We need a radical approach to address the sustainability of food production
Professor Giles Oldroyd is Russel R Geiger Professor of Crop Science at the Crop Science Centre.
In 2021 food production sits in conflict with the health of the planet: wild ecosystems, such as rainforests, are being converted to agriculture, and most of our food production relies on chemical inputs that have a negative impact on the natural environment. Smallholder farmers, many of whom are in sub-Saharan Africa, farm very sustainably, but are barely able to grow enough food to support themselves and their families. We have a polarisation in global farming, the richest farmers using extensive mechanisation and inputs to maximise productivity, while the poorest farmers farm very sustainably but lack the necessary productivity to support themselves. How, then, do we reinvent our food production systems to be both more sustainable and more equitable?
Back in the 1960s the green revolution brought new varieties of crops that were very productive, but highly dependent on the application of inorganic fertilisers. The impacts in South and East Asia were enormous, raising productivity and profitability for smallholder farmers in these regions. Norman Borlaug, the pioneer of the green revolution, won the Nobel Peace Prize in recognition of its impact on poverty reduction. However, the green revolution created problems with agricultural pollution, and its impact on the world’s most impoverished farmers has been very limited.

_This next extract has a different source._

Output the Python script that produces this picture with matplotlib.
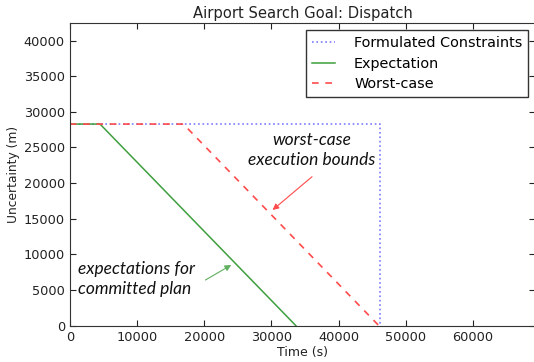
import matplotlib
matplotlib.use("Agg")
import matplotlib.pyplot as plt

# uncertainty bound over time (m vs s)
constraint_t = [0, 46200, 46200]
constraint_u = [28284, 28284, 0]
expect_t = [0, 4500, 33650]
expect_u = [28284, 28284, 0]
worst_t = [0, 16900, 46000]
worst_u = [28284, 28284, 0]

x_ticks = [0, 10000, 20000, 30000, 40000, 50000, 60000]
y_ticks = [0, 5000, 10000, 15000, 20000, 25000, 30000, 35000, 40000]

plt.rcParams.update({
    "font.family": "DejaVu Sans",
    "xtick.direction": "in",
    "ytick.direction": "in",
    "xtick.top": True,
    "ytick.right": True,
})

fig = plt.figure(figsize=(5.34, 3.62), dpi=100)
ax = fig.add_axes([0.1307, 0.1003, 0.872, 0.8354])

ax.plot(constraint_t, constraint_u, color="#7b7bff", ls=":", lw=1.2,
        label="Formulated Constraints")
ax.plot(expect_t, expect_u, color="#3f9f3f", ls="-", lw=1.1, label="Expectation")
ax.plot(worst_t, worst_u, color="#ff4b4b", ls="--", lw=1.2, dashes=(4, 4),
        label="Worst-case")

ax.set_xlim(0, 1.5 * max(constraint_t))
ax.set_ylim(0, 1.5 * max(constraint_u))
ax.set_xticks(x_ticks)
ax.set_yticks(y_ticks)
ax.tick_params(labelsize=9.3, length=4, colors="#222222")
ax.set_xlabel("Time (s)", fontsize=9, color="#222222", labelpad=2)
ax.set_ylabel("Uncertainty (m)", fontsize=8.8, color="#222222", labelpad=3)
ax.set_title("Airport Search Goal: Dispatch", fontsize=10.6, color="#222222", pad=4)
for s in ax.spines.values():
    s.set_color("#333333")

leg = ax.legend(loc="upper right", fontsize=10.4, handlelength=1.6, fancybox=False,
                borderaxespad=0.5, labelspacing=0.45, handletextpad=1.3,
                framealpha=1)
leg.get_frame().set_edgecolor("#333333")

note = dict(family="Lato", style="italic", fontsize=12.5, color="#111111")
ax.text(35950, 24640, "worst-case\nexecution bounds", ha="center", va="center",
        linespacing=1.3, **note)
ax.annotate("", xy=(30180, 16230), xytext=(36050, 20900),
            arrowprops=dict(arrowstyle="-|>", color="#ff4b4b", lw=0.8,
                            mutation_scale=9, shrinkA=0, shrinkB=0))
ax.text(1220, 6550, "expectations for\ncommitted plan", ha="left", va="center",
        linespacing=1.3, **note)
ax.annotate("", xy=(24020, 8510), xytext=(20190, 6410),
            arrowprops=dict(arrowstyle="-|>", color="#5fb05f", lw=0.8,
                            mutation_scale=9, shrinkA=0, shrinkB=0))

fig.savefig("out.png", dpi=100)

Biology provides an alternative to inorganic fertilisers. In the natural world, plants engage with beneficial micro-organisms that help with the capture of the nutrients, nitrogen and phosphorus. Thanks to incredible advances in genetics, we now have a deep understanding of how these beneficial microbial associations form.
My work, funded by the Bill and Melinda Gates Foundation and the Foreign, Commonwealth and Development Office, attempts to integrate these microbial systems into agriculture, as an alternative to the use of inorganic fertilisers. For instance, we are looking at ways in which we can bring fungal networks – where plants form associations with beneficial fungi that invade the plant roots and deliver nitrogen and phosphorus – into our farming systems, providing a route for soil preservation and reducing the need for fertilisers.
We are also studying the role that some bacteria can provide, creating a completely sustainable source of agricultural nitrogen. We are trying to transfer the capability to fix atmospheric nitrogen to all crops, driving up productivity in a sustainable fashion. To achieve this, we need to use genetic modification. Legumes can do it, other crops can’t, so we have to move genes from peas to wheat. From my perspective, as far as safety goes, we eat these proteins when we eat peas; it doesn’t make any difference which plants you take them from. And the benefits for smallholder farmers would be enormous, while environmental benefits for the planet would be transformational.
Come 2050 we need a radically different farming system, one that can sustainably feed the world and one that works for all the world’s farmers, not just the richest. I find it extremely frustrating that the debate on food production has become polarised between technology versus organic.
I believe that a farming system that can deliver for the population and the planet will combine the best of all worlds: sustainable agronomy integrated with the technologies we need to achieve productivity. I feel inspired by regenerative agriculture and rewilding – they excite me for their potential to deliver space for nature and support sustainability in food production.
We need to use all the tools we have – both technological and natural – to achieve a world that is equitable and sustainable in its food production. The longer we stay in a polarised debate, the less time we have to deliver the step change we need in agriculture. And every day, we lose more acres of rainforest to agriculture.